*Exercise directions:* Go through the data and copy every line exactly, but not the images.
***
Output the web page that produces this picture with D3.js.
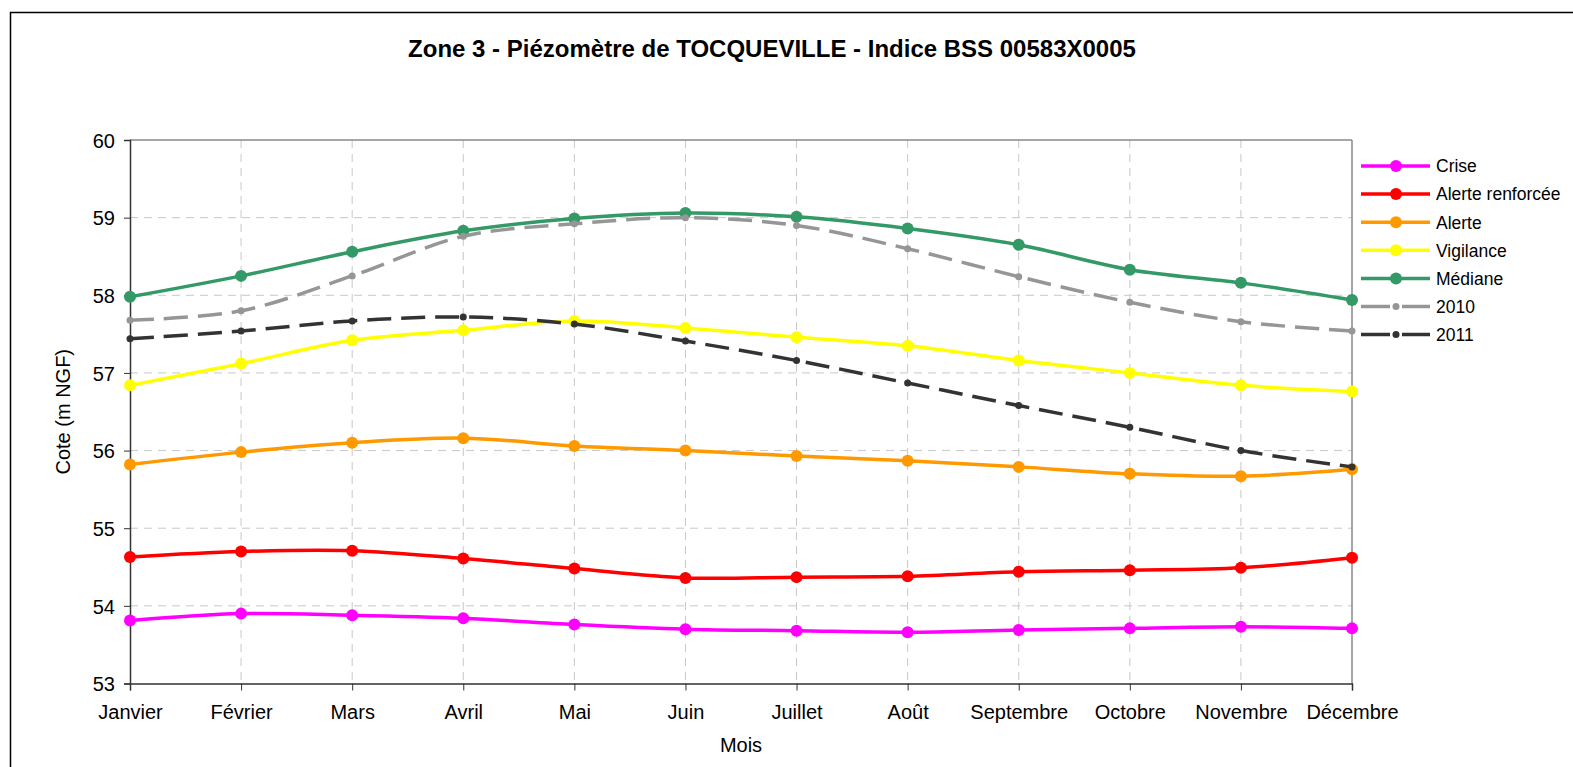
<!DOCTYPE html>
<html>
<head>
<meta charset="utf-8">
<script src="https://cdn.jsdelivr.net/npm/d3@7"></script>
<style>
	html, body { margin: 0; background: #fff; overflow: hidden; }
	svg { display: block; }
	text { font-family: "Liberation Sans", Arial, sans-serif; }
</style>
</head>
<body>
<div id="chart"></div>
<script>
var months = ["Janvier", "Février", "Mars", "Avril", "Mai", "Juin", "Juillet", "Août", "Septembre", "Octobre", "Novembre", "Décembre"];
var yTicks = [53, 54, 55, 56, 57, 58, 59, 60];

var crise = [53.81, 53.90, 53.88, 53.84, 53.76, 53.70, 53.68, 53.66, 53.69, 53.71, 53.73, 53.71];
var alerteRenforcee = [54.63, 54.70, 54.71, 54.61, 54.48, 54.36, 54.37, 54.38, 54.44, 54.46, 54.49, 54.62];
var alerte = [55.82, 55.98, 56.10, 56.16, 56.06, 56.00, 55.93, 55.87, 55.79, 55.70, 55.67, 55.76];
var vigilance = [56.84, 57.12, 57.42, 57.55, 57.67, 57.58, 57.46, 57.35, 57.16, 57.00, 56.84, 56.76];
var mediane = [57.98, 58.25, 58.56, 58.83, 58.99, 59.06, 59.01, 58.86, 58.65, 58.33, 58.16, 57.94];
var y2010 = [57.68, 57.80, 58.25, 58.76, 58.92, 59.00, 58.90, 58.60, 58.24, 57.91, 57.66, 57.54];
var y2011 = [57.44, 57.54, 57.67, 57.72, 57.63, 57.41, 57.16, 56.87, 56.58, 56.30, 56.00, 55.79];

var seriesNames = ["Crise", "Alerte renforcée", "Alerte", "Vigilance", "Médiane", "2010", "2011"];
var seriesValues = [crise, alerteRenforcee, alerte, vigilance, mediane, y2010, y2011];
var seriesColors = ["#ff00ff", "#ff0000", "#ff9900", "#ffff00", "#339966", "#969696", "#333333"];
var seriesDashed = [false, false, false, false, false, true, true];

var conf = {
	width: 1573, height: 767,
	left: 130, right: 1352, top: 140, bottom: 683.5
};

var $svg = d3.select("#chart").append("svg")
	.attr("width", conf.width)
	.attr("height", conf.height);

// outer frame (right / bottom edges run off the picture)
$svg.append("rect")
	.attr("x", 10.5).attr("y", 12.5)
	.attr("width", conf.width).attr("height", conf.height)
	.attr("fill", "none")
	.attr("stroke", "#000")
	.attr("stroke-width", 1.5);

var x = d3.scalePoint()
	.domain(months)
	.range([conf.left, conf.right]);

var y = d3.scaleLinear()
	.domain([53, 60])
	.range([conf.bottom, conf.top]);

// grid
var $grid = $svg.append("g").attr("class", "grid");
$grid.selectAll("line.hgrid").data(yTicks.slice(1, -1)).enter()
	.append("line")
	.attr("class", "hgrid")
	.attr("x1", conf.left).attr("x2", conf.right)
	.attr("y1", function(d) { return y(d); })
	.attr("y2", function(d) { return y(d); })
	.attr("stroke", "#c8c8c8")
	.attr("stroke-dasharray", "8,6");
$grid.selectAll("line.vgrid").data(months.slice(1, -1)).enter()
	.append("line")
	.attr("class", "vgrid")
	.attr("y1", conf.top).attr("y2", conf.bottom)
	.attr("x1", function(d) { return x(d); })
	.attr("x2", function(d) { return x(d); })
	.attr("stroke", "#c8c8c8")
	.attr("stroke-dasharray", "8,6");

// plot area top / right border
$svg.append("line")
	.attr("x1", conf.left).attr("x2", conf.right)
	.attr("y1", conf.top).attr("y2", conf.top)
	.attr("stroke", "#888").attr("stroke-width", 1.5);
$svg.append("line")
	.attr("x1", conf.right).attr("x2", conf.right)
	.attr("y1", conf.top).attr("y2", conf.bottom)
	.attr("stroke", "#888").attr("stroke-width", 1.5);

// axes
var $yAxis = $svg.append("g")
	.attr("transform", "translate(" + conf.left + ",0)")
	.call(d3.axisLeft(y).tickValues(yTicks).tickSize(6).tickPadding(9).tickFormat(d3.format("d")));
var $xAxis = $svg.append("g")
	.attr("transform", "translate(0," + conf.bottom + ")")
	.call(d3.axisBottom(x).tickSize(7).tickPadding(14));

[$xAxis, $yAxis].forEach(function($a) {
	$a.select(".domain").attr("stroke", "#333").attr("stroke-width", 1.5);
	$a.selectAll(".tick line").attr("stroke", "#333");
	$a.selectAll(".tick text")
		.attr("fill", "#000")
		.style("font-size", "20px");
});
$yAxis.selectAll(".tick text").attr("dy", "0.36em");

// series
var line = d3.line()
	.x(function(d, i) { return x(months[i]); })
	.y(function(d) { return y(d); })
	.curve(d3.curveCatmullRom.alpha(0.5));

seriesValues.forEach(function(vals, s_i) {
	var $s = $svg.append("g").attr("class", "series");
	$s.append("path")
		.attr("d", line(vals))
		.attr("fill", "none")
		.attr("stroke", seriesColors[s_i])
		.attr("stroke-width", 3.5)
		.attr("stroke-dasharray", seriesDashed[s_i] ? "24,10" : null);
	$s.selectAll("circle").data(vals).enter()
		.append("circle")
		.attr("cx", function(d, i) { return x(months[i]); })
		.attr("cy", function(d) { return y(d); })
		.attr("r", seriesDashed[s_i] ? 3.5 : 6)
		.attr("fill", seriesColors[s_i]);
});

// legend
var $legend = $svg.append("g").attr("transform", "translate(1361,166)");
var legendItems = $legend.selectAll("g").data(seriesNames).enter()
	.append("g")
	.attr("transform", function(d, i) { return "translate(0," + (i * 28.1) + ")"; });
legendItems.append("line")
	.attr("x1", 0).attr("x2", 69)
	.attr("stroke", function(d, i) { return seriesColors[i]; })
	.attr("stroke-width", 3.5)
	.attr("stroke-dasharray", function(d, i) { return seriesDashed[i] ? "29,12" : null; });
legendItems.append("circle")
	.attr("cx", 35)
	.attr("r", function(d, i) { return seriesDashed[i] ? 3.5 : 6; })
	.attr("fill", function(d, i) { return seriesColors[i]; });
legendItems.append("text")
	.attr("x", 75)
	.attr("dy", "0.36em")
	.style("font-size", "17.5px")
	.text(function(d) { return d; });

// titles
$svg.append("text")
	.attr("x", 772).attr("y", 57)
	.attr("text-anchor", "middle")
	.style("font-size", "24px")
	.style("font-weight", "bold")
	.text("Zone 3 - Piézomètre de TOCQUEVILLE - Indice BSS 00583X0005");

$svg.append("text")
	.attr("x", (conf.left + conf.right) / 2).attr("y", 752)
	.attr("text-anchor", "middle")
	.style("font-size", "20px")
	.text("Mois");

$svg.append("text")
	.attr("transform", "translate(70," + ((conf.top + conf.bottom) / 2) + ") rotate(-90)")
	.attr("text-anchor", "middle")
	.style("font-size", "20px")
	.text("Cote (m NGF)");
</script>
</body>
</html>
***
*Correct output:*
Output the web page that produces this picture with D3.js.
<!DOCTYPE html>
<html>
<head>
<meta charset="utf-8">
<script src="https://cdn.jsdelivr.net/npm/d3@7"></script>
<style>
	html, body { margin: 0; background: #fff; overflow: hidden; }
	svg { display: block; }
	text { font-family: "Liberation Sans", Arial, sans-serif; }
</style>
</head>
<body>
<div id="chart"></div>
<script>
var months = ["Janvier", "Février", "Mars", "Avril", "Mai", "Juin", "Juillet", "Août", "Septembre", "Octobre", "Novembre", "Décembre"];
var yTicks = [53, 54, 55, 56, 57, 58, 59, 60];

var crise = [53.81, 53.90, 53.88, 53.84, 53.76, 53.70, 53.68, 53.66, 53.69, 53.71, 53.73, 53.71];
var alerteRenforcee = [54.63, 54.70, 54.71, 54.61, 54.48, 54.36, 54.37, 54.38, 54.44, 54.46, 54.49, 54.62];
var alerte = [55.82, 55.98, 56.10, 56.16, 56.06, 56.00, 55.93, 55.87, 55.79, 55.70, 55.67, 55.76];
var vigilance = [56.84, 57.12, 57.42, 57.55, 57.67, 57.58, 57.46, 57.35, 57.16, 57.00, 56.84, 56.76];
var mediane = [57.98, 58.25, 58.56, 58.83, 58.99, 59.06, 59.01, 58.86, 58.65, 58.33, 58.16, 57.94];
var y2010 = [57.68, 57.80, 58.25, 58.76, 58.92, 59.00, 58.90, 58.60, 58.24, 57.91, 57.66, 57.54];
var y2011 = [57.44, 57.54, 57.67, 57.72, 57.63, 57.41, 57.16, 56.87, 56.58, 56.30, 56.00, 55.79];

var seriesNames = ["Crise", "Alerte renforcée", "Alerte", "Vigilance", "Médiane", "2010", "2011"];
var seriesValues = [crise, alerteRenforcee, alerte, vigilance, mediane, y2010, y2011];
var seriesColors = ["#ff00ff", "#ff0000", "#ff9900", "#ffff00", "#339966", "#969696", "#333333"];
var seriesDashed = [false, false, false, false, false, true, true];

var conf = {
	width: 1573, height: 767,
	left: 130, right: 1352, top: 140, bottom: 683.5
};

var $svg = d3.select("#chart").append("svg")
	.attr("width", conf.width)
	.attr("height", conf.height);

// outer frame (right / bottom edges run off the picture)
$svg.append("rect")
	.attr("x", 10.5).attr("y", 12.5)
	.attr("width", conf.width).attr("height", conf.height)
	.attr("fill", "none")
	.attr("stroke", "#000")
	.attr("stroke-width", 1.5);

var x = d3.scalePoint()
	.domain(months)
	.range([conf.left, conf.right]);

var y = d3.scaleLinear()
	.domain([53, 60])
	.range([conf.bottom, conf.top]);

// grid
var $grid = $svg.append("g").attr("class", "grid");
$grid.selectAll("line.hgrid").data(yTicks.slice(1, -1)).enter()
	.append("line")
	.attr("class", "hgrid")
	.attr("x1", conf.left).attr("x2", conf.right)
	.attr("y1", function(d) { return y(d); })
	.attr("y2", function(d) { return y(d); })
	.attr("stroke", "#c8c8c8")
	.attr("stroke-dasharray", "8,6");
$grid.selectAll("line.vgrid").data(months.slice(1, -1)).enter()
	.append("line")
	.attr("class", "vgrid")
	.attr("y1", conf.top).attr("y2", conf.bottom)
	.attr("x1", function(d) { return x(d); })
	.attr("x2", function(d) { return x(d); })
	.attr("stroke", "#c8c8c8")
	.attr("stroke-dasharray", "8,6");

// plot area top / right border
$svg.append("line")
	.attr("x1", conf.left).attr("x2", conf.right)
	.attr("y1", conf.top).attr("y2", conf.top)
	.attr("stroke", "#888").attr("stroke-width", 1.5);
$svg.append("line")
	.attr("x1", conf.right).attr("x2", conf.right)
	.attr("y1", conf.top).attr("y2", conf.bottom)
	.attr("stroke", "#888").attr("stroke-width", 1.5);

// axes
var $yAxis = $svg.append("g")
	.attr("transform", "translate(" + conf.left + ",0)")
	.call(d3.axisLeft(y).tickValues(yTicks).tickSize(6).tickPadding(9).tickFormat(d3.format("d")));
var $xAxis = $svg.append("g")
	.attr("transform", "translate(0," + conf.bottom + ")")
	.call(d3.axisBottom(x).tickSize(7).tickPadding(14));

[$xAxis, $yAxis].forEach(function($a) {
	$a.select(".domain").attr("stroke", "#333").attr("stroke-width", 1.5);
	$a.selectAll(".tick line").attr("stroke", "#333");
	$a.selectAll(".tick text")
		.attr("fill", "#000")
		.style("font-size", "20px");
});
$yAxis.selectAll(".tick text").attr("dy", "0.36em");

// series
var line = d3.line()
	.x(function(d, i) { return x(months[i]); })
	.y(function(d) { return y(d); })
	.curve(d3.curveCatmullRom.alpha(0.5));

seriesValues.forEach(function(vals, s_i) {
	var $s = $svg.append("g").attr("class", "series");
	$s.append("path")
		.attr("d", line(vals))
		.attr("fill", "none")
		.attr("stroke", seriesColors[s_i])
		.attr("stroke-width", 3.5)
		.attr("stroke-dasharray", seriesDashed[s_i] ? "24,10" : null);
	$s.selectAll("circle").data(vals).enter()
		.append("circle")
		.attr("cx", function(d, i) { return x(months[i]); })
		.attr("cy", function(d) { return y(d); })
		.attr("r", seriesDashed[s_i] ? 3.5 : 6)
		.attr("fill", seriesColors[s_i]);
});

// legend
var $legend = $svg.append("g").attr("transform", "translate(1361,166)");
var legendItems = $legend.selectAll("g").data(seriesNames).enter()
	.append("g")
	.attr("transform", function(d, i) { return "translate(0," + (i * 28.1) + ")"; });
legendItems.append("line")
	.attr("x1", 0).attr("x2", 69)
	.attr("stroke", function(d, i) { return seriesColors[i]; })
	.attr("stroke-width", 3.5)
	.attr("stroke-dasharray", function(d, i) { return seriesDashed[i] ? "29,12" : null; });
legendItems.append("circle")
	.attr("cx", 35)
	.attr("r", function(d, i) { return seriesDashed[i] ? 3.5 : 6; })
	.attr("fill", function(d, i) { return seriesColors[i]; });
legendItems.append("text")
	.attr("x", 75)
	.attr("dy", "0.36em")
	.style("font-size", "17.5px")
	.text(function(d) { return d; });

// titles
$svg.append("text")
	.attr("x", 772).attr("y", 57)
	.attr("text-anchor", "middle")
	.style("font-size", "24px")
	.style("font-weight", "bold")
	.text("Zone 3 - Piézomètre de TOCQUEVILLE - Indice BSS 00583X0005");

$svg.append("text")
	.attr("x", (conf.left + conf.right) / 2).attr("y", 752)
	.attr("text-anchor", "middle")
	.style("font-size", "20px")
	.text("Mois");

$svg.append("text")
	.attr("transform", "translate(70," + ((conf.top + conf.bottom) / 2) + ") rotate(-90)")
	.attr("text-anchor", "middle")
	.style("font-size", "20px")
	.text("Cote (m NGF)");
</script>
</body>
</html>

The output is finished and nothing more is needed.